>> start

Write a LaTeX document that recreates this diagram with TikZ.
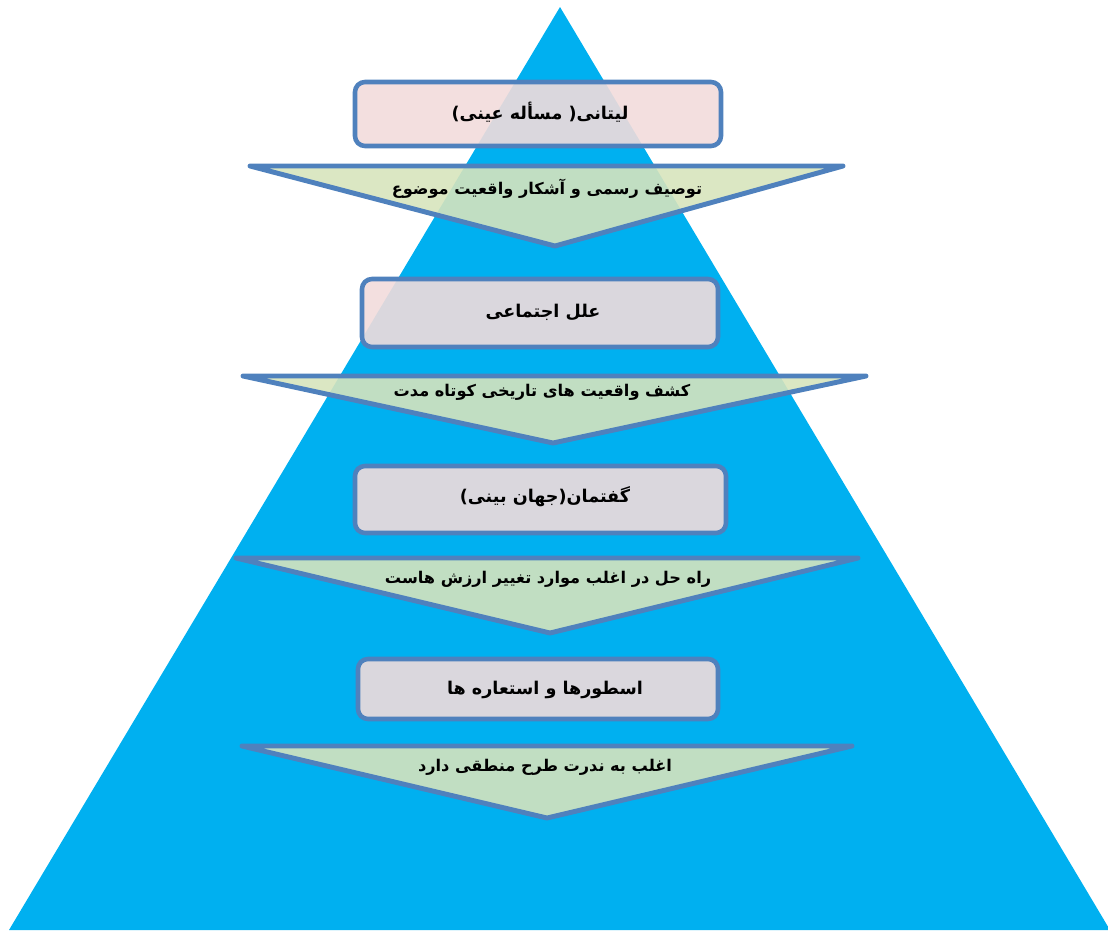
\documentclass[tikz,border=0pt]{standalone}
\usepackage{fontspec}
\newfontfamily\arabicfont[Script=Arabic]{DejaVu Sans}
\TeXXeTstate=1
\definecolor{pyrblue}{HTML}{00B0F0}
\definecolor{edgeblue}{HTML}{4F81BD}
\definecolor{boxpink}{HTML}{F2DCDB}
\definecolor{arrowgreen}{HTML}{D7E4BD}
\tikzset{
  levelbox/.style={draw=edgeblue, line width=2.6pt, fill=boxpink, fill opacity=0.9, rounded corners=0.2cm},
  downarrow/.style={draw=edgeblue, line width=2.8pt, fill=arrowgreen, fill opacity=0.9, line join=round, line cap=round},
  boxlabel/.style={font=\arabicfont\bfseries\fontsize{10}{12}\selectfont, text=black, inner sep=0pt},
  arrowlabel/.style={font=\arabicfont\bfseries\fontsize{9.2}{11}\selectfont, text=black, inner sep=0pt}
}
\begin{document}
\begin{tikzpicture}[x=0.02cm, y=-0.02cm]
  \useasboundingbox (0,0) rectangle (1108,930);
  %%%%%%%%%%%%%The pyramid%%%%%%%%%%%%%%%%%%%%%%
  \fill[pyrblue] (560,7) -- (1110,930) -- (9,930) -- cycle;

  %%%%%%%%%%%%%The first level%%%%%%%%%%%%%%%%%%%%%%
  \draw[levelbox] (355,82) rectangle (721,146);
  \node[boxlabel] (box1) at (540,112) {\beginR لیتانی( مسأله عینی)\endR};
  \draw[downarrow] (250,166) -- (843,166) -- (555,246) -- cycle;
  \node[arrowlabel] (tri1) at (547,189) {\beginR توصیف رسمی و آشکار واقعیت موضوع\endR};

  %%%%%%%%%%%%%The second level%%%%%%%%%%%%%%%%%%%%%%
  \draw[levelbox] (362,279) rectangle (718,347);
  \node[boxlabel] (box2) at (543,312) {\beginR علل اجتماعی\endR};
  \draw[downarrow] (243,376) -- (866,376) -- (553,443) -- cycle;
  \node[arrowlabel] (tri2) at (542,392) {\beginR کشف واقعیت های تاریخی کوتاه مدت\endR};

  %%%%%%%%%%%%%The third level%%%%%%%%%%%%%%%%%%%%%%
  \draw[levelbox] (355,466) rectangle (726,533);
  \node[boxlabel] (box3) at (545,497) {\beginR گفتمان(جهان بینی)\endR};
  \draw[downarrow] (236,558) -- (858,558) -- (550,633) -- cycle;
  \node[arrowlabel] (tri3) at (548,579) {\beginR راه حل در اغلب موارد تغییر ارزش هاست\endR};

  %%%%%%%%%%%%%The fourth level%%%%%%%%%%%%%%%%%%%%%%
  \draw[levelbox] (358,659) rectangle (718,719);
  \node[boxlabel] (box4) at (545,690) {\beginR اسطورها و استعاره ها\endR};
  \draw[downarrow] (242,746) -- (852,746) -- (547,818) -- cycle;
  \node[arrowlabel] (tri4) at (545,767) {\beginR اغلب به ندرت طرح منطقی دارد\endR};
\end{tikzpicture}
\end{document}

>> end

* WHAT TO PRODUCE *
Copy out each line word for word, please, skipping the images.

* EXERCISE SOLUTION *
Write a LaTeX document that recreates this diagram with TikZ.
\documentclass[tikz,border=0pt]{standalone}
\usepackage{fontspec}
\newfontfamily\arabicfont[Script=Arabic]{DejaVu Sans}
\TeXXeTstate=1
\definecolor{pyrblue}{HTML}{00B0F0}
\definecolor{edgeblue}{HTML}{4F81BD}
\definecolor{boxpink}{HTML}{F2DCDB}
\definecolor{arrowgreen}{HTML}{D7E4BD}
\tikzset{
  levelbox/.style={draw=edgeblue, line width=2.6pt, fill=boxpink, fill opacity=0.9, rounded corners=0.2cm},
  downarrow/.style={draw=edgeblue, line width=2.8pt, fill=arrowgreen, fill opacity=0.9, line join=round, line cap=round},
  boxlabel/.style={font=\arabicfont\bfseries\fontsize{10}{12}\selectfont, text=black, inner sep=0pt},
  arrowlabel/.style={font=\arabicfont\bfseries\fontsize{9.2}{11}\selectfont, text=black, inner sep=0pt}
}
\begin{document}
\begin{tikzpicture}[x=0.02cm, y=-0.02cm]
  \useasboundingbox (0,0) rectangle (1108,930);
  %%%%%%%%%%%%%The pyramid%%%%%%%%%%%%%%%%%%%%%%
  \fill[pyrblue] (560,7) -- (1110,930) -- (9,930) -- cycle;

  %%%%%%%%%%%%%The first level%%%%%%%%%%%%%%%%%%%%%%
  \draw[levelbox] (355,82) rectangle (721,146);
  \node[boxlabel] (box1) at (540,112) {\beginR لیتانی( مسأله عینی)\endR};
  \draw[downarrow] (250,166) -- (843,166) -- (555,246) -- cycle;
  \node[arrowlabel] (tri1) at (547,189) {\beginR توصیف رسمی و آشکار واقعیت موضوع\endR};

  %%%%%%%%%%%%%The second level%%%%%%%%%%%%%%%%%%%%%%
  \draw[levelbox] (362,279) rectangle (718,347);
  \node[boxlabel] (box2) at (543,312) {\beginR علل اجتماعی\endR};
  \draw[downarrow] (243,376) -- (866,376) -- (553,443) -- cycle;
  \node[arrowlabel] (tri2) at (542,392) {\beginR کشف واقعیت های تاریخی کوتاه مدت\endR};

  %%%%%%%%%%%%%The third level%%%%%%%%%%%%%%%%%%%%%%
  \draw[levelbox] (355,466) rectangle (726,533);
  \node[boxlabel] (box3) at (545,497) {\beginR گفتمان(جهان بینی)\endR};
  \draw[downarrow] (236,558) -- (858,558) -- (550,633) -- cycle;
  \node[arrowlabel] (tri3) at (548,579) {\beginR راه حل در اغلب موارد تغییر ارزش هاست\endR};

  %%%%%%%%%%%%%The fourth level%%%%%%%%%%%%%%%%%%%%%%
  \draw[levelbox] (358,659) rectangle (718,719);
  \node[boxlabel] (box4) at (545,690) {\beginR اسطورها و استعاره ها\endR};
  \draw[downarrow] (242,746) -- (852,746) -- (547,818) -- cycle;
  \node[arrowlabel] (tri4) at (545,767) {\beginR اغلب به ندرت طرح منطقی دارد\endR};
\end{tikzpicture}
\end{document}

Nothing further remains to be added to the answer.